◆ **TASK BRIEF**
Read through the records below and copy each line that uses the word "recreates".

◆ **DATA FOR PROCESSING**
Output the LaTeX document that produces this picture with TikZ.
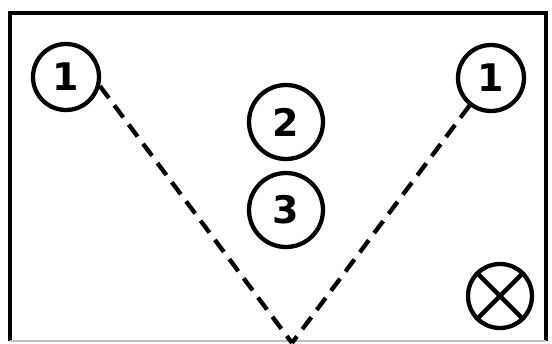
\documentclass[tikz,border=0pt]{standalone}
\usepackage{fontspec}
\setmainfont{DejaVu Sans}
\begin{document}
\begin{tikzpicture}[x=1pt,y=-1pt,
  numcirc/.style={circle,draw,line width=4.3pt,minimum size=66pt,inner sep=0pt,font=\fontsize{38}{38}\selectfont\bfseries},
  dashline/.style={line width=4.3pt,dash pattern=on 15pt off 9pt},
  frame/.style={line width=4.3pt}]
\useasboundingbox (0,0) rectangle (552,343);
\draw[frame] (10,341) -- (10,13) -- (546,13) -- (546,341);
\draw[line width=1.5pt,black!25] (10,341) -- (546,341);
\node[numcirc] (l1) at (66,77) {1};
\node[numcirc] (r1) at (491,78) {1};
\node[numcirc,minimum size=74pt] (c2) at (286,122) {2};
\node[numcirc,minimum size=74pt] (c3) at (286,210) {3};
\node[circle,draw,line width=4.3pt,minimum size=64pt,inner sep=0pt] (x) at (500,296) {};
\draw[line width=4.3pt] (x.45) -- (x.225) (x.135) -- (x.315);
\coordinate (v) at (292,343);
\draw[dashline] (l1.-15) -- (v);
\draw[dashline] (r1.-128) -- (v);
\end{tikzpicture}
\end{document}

--

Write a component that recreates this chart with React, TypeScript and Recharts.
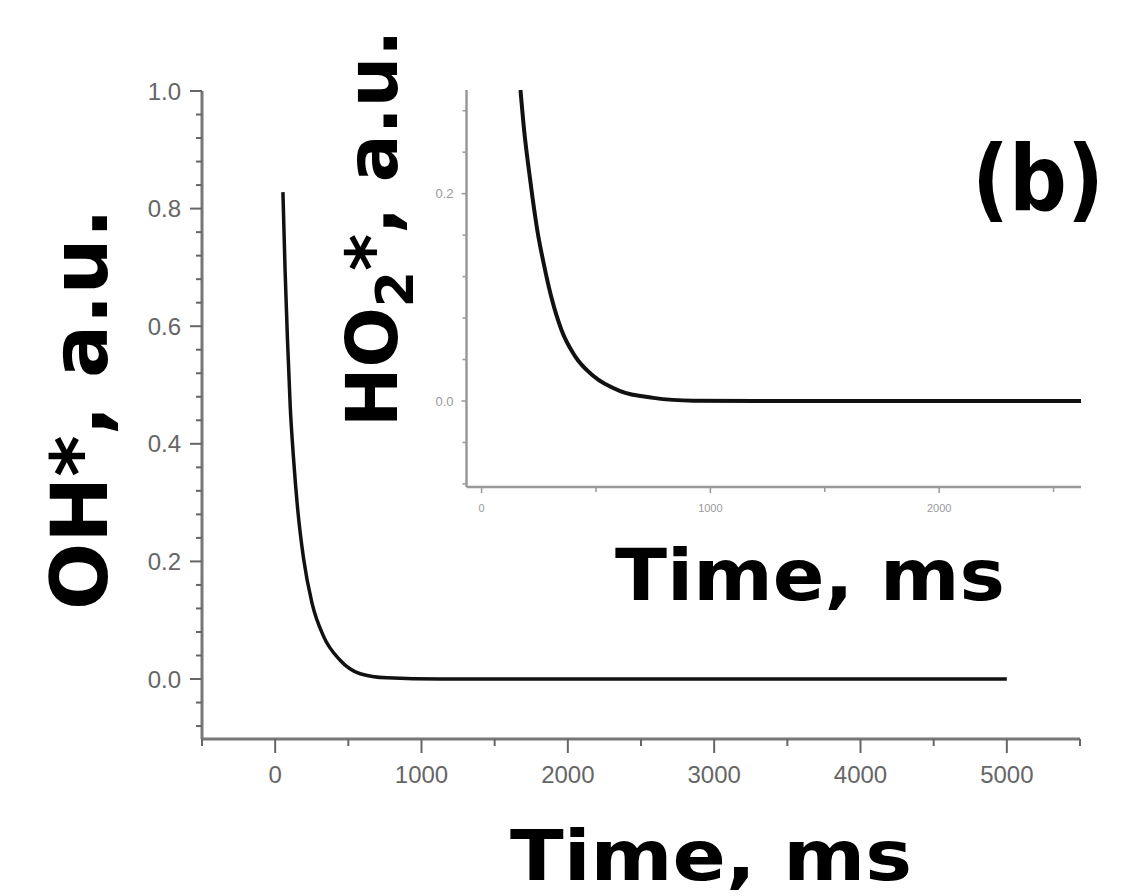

---

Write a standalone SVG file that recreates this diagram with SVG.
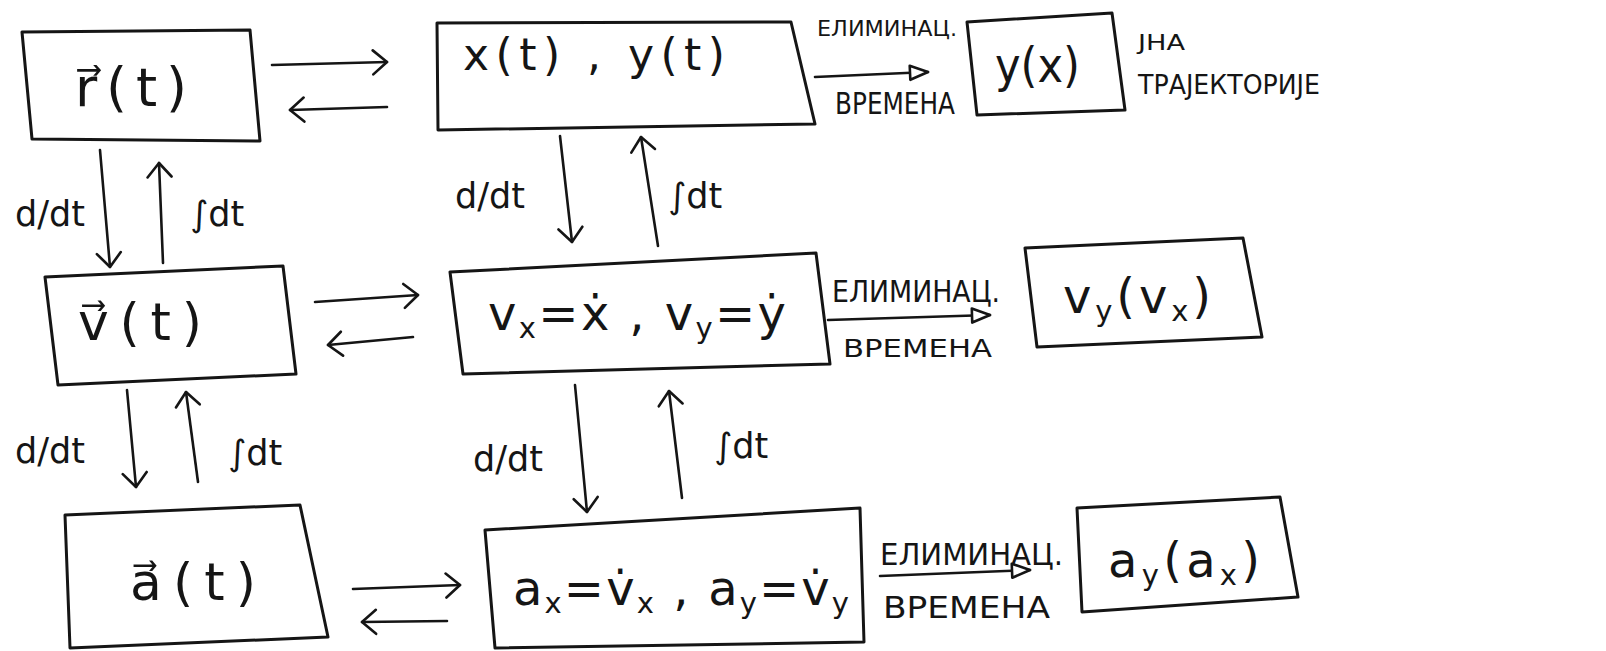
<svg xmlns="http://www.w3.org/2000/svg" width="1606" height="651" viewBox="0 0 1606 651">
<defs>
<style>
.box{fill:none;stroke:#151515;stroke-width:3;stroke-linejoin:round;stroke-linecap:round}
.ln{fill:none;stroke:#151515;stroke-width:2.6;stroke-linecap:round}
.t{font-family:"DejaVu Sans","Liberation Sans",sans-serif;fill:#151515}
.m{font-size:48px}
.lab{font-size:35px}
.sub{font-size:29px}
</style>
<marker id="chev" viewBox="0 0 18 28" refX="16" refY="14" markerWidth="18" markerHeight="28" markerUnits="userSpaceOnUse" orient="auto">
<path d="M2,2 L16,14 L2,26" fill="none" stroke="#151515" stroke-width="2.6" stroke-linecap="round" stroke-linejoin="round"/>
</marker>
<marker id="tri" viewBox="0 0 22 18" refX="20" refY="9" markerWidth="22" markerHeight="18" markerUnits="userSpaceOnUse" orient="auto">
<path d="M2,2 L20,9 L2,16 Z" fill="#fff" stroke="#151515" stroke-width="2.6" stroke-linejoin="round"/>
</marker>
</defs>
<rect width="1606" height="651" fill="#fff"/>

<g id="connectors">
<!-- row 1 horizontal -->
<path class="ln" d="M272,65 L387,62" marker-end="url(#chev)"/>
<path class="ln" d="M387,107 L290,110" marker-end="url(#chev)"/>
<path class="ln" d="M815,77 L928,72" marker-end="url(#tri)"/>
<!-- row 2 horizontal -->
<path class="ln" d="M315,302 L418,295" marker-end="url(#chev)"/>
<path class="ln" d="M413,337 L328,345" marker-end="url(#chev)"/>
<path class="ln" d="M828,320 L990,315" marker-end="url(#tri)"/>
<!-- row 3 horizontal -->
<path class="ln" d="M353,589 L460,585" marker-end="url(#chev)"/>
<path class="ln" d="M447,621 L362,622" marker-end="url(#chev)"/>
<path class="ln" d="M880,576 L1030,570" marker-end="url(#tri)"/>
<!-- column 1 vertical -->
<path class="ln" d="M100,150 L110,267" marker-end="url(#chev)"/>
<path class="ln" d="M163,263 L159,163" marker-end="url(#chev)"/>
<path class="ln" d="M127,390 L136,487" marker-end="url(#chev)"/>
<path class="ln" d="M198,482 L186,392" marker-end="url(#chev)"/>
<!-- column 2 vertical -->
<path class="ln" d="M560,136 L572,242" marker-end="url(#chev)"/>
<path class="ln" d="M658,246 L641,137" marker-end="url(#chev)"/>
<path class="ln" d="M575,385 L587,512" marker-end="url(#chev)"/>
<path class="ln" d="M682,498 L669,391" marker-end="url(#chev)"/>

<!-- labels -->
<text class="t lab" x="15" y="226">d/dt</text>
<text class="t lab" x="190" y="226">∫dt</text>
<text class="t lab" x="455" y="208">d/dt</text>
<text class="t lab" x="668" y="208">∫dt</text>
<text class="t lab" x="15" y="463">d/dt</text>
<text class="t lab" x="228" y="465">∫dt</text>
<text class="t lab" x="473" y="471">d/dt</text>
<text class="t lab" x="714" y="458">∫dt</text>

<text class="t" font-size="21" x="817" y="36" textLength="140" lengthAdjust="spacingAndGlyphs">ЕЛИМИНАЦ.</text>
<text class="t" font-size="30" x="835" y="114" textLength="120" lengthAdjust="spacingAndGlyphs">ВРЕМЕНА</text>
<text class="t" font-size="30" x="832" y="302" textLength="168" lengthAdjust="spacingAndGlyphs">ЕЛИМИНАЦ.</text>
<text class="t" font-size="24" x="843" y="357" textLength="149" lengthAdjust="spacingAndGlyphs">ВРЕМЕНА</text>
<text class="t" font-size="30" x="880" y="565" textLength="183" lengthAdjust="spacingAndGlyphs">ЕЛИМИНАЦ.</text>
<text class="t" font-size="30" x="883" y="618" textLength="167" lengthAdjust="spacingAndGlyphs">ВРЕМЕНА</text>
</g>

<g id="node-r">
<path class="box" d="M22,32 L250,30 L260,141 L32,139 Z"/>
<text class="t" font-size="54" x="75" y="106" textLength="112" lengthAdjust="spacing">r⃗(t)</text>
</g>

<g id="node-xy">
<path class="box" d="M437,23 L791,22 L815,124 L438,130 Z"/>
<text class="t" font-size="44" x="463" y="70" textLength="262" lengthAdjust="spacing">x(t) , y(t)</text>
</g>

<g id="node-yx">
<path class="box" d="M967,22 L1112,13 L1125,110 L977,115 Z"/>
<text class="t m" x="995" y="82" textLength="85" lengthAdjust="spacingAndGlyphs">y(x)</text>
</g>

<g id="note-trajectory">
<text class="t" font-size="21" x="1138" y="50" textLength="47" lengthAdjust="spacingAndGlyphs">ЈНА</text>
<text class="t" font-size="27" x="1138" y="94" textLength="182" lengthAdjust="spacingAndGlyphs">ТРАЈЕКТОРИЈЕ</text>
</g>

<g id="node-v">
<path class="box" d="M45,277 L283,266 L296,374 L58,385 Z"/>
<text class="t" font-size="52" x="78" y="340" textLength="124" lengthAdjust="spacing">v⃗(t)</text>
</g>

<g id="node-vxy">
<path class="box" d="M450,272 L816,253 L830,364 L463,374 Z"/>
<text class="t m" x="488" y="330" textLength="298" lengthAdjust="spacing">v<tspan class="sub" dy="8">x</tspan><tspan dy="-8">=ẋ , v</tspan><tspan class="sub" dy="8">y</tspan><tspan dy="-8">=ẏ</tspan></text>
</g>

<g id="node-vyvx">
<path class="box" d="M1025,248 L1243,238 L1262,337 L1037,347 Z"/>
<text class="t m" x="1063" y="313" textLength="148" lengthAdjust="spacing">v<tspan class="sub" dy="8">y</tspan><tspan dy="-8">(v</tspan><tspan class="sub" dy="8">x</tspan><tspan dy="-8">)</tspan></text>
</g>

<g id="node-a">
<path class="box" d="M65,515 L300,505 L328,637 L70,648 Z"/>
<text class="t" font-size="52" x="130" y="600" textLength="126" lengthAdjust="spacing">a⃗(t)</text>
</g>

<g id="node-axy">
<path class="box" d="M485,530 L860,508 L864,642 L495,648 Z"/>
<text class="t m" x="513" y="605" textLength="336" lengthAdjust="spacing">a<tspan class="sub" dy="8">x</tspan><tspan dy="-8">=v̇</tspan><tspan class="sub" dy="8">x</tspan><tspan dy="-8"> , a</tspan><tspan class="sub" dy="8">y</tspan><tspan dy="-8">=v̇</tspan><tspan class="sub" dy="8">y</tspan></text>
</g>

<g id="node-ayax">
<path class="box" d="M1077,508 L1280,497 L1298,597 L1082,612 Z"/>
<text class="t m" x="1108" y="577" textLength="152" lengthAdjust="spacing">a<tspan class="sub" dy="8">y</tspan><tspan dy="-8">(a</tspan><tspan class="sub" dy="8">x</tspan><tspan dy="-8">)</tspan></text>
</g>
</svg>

◆ **PROBLEM SOLUTION**
Write a component that recreates this chart with React, TypeScript and Recharts.
Write a standalone SVG file that recreates this diagram with SVG.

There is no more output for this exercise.